(begin)
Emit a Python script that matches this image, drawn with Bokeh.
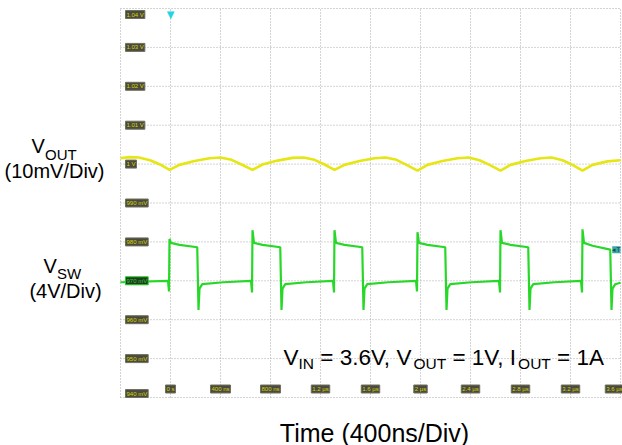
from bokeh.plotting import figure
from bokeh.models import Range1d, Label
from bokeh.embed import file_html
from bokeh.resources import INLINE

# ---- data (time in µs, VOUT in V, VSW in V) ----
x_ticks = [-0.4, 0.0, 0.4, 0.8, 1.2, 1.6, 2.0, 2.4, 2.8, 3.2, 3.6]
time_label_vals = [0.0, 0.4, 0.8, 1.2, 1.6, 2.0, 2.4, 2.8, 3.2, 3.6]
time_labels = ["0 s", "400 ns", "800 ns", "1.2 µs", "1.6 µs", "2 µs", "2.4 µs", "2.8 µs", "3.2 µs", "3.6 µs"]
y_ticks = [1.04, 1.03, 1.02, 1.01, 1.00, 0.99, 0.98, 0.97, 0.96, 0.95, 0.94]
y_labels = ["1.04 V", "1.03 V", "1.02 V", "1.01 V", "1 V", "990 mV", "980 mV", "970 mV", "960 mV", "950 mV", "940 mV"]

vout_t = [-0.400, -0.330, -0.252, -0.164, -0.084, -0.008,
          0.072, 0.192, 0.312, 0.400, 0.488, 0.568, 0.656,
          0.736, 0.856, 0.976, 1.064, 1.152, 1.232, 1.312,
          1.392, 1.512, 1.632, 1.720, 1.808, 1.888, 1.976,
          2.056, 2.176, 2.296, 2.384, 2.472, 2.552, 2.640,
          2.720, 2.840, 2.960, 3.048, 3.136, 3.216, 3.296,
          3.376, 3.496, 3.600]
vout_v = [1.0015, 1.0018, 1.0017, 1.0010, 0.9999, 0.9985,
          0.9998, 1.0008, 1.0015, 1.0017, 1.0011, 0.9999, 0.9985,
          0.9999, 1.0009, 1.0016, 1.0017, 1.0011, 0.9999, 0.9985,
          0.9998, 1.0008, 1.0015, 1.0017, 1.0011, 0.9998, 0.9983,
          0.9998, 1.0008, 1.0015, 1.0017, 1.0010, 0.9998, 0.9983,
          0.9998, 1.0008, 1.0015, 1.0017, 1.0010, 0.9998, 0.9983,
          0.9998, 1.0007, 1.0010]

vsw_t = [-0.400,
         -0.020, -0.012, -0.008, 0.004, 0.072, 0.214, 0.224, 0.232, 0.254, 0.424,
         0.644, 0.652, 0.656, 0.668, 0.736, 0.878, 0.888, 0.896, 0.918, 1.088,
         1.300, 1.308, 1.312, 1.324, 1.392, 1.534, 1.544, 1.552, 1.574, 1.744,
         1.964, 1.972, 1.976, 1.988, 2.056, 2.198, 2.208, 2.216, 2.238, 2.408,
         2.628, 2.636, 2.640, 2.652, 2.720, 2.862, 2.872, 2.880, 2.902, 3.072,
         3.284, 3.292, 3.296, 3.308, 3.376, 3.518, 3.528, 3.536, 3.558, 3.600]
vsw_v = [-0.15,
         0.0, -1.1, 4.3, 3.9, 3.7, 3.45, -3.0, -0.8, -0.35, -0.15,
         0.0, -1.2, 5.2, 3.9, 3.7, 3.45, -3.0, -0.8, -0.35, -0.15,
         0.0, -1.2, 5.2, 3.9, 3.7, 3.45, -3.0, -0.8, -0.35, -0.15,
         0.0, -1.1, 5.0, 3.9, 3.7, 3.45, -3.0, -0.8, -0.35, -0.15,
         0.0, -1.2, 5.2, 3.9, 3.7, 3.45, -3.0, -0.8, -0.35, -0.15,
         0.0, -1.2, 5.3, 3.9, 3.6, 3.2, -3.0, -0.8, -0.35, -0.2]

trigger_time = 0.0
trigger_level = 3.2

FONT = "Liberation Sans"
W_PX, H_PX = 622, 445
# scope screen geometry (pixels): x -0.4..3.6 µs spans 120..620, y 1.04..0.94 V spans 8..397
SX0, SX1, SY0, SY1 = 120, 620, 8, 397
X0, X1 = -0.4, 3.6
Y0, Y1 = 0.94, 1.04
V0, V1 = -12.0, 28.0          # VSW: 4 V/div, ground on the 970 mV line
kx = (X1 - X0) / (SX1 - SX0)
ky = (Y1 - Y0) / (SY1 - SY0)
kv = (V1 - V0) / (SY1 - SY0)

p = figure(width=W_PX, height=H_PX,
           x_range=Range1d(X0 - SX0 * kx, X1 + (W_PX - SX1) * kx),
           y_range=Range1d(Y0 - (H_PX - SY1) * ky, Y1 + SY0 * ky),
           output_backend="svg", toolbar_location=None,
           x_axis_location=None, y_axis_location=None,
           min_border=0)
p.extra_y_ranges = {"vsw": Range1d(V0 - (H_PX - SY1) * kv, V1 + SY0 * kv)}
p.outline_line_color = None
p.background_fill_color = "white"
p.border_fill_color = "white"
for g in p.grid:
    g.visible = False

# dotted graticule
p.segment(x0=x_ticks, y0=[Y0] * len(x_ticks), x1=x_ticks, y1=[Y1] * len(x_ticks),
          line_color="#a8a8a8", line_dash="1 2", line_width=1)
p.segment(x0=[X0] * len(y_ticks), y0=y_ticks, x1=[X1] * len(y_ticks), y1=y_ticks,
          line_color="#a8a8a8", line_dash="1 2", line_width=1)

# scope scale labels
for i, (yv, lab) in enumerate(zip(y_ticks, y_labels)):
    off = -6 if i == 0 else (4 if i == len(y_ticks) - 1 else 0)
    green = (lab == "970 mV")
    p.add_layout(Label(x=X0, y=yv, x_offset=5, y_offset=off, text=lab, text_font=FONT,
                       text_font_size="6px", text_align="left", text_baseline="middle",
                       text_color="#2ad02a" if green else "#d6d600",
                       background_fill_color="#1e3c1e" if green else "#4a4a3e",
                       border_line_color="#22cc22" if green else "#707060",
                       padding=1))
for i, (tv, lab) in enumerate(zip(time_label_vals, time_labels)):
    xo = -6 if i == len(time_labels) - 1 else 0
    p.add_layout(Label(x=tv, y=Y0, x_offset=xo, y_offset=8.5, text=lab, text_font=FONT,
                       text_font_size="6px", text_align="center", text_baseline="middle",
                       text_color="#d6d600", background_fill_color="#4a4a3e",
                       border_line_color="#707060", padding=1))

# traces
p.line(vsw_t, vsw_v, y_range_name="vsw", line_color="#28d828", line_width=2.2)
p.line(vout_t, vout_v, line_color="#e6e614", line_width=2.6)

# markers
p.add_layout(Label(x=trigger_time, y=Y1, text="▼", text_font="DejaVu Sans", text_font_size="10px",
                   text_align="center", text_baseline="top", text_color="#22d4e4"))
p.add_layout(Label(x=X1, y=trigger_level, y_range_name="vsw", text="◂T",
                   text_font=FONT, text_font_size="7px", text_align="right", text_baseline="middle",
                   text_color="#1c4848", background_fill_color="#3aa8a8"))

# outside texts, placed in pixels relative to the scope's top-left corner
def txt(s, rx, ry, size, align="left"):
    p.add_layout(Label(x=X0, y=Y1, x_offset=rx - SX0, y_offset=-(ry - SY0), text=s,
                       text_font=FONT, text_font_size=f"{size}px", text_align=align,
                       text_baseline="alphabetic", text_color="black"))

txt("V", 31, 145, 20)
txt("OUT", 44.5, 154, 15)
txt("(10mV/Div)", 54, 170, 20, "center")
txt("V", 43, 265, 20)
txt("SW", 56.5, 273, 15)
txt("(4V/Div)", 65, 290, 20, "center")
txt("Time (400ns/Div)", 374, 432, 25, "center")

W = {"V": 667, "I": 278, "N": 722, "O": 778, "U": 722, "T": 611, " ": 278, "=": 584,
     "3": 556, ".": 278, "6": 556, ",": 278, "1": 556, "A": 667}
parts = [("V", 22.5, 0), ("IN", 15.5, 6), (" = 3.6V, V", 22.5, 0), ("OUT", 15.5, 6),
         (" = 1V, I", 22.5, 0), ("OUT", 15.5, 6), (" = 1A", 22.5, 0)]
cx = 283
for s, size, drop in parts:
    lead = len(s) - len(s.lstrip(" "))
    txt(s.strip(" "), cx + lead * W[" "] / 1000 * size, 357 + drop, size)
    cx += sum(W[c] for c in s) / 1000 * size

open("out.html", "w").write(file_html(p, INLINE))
(end)
#### Required task:
Without any pictures, reproduce the lines from the first one in the material through the line that has "from bokeh.resources import INLINE", exactly as they appear.

#### Answer to the exercise:
Emit a Python script that matches this image, drawn with Bokeh.
from bokeh.plotting import figure
from bokeh.models import Range1d, Label
from bokeh.embed import file_html
from bokeh.resources import INLINE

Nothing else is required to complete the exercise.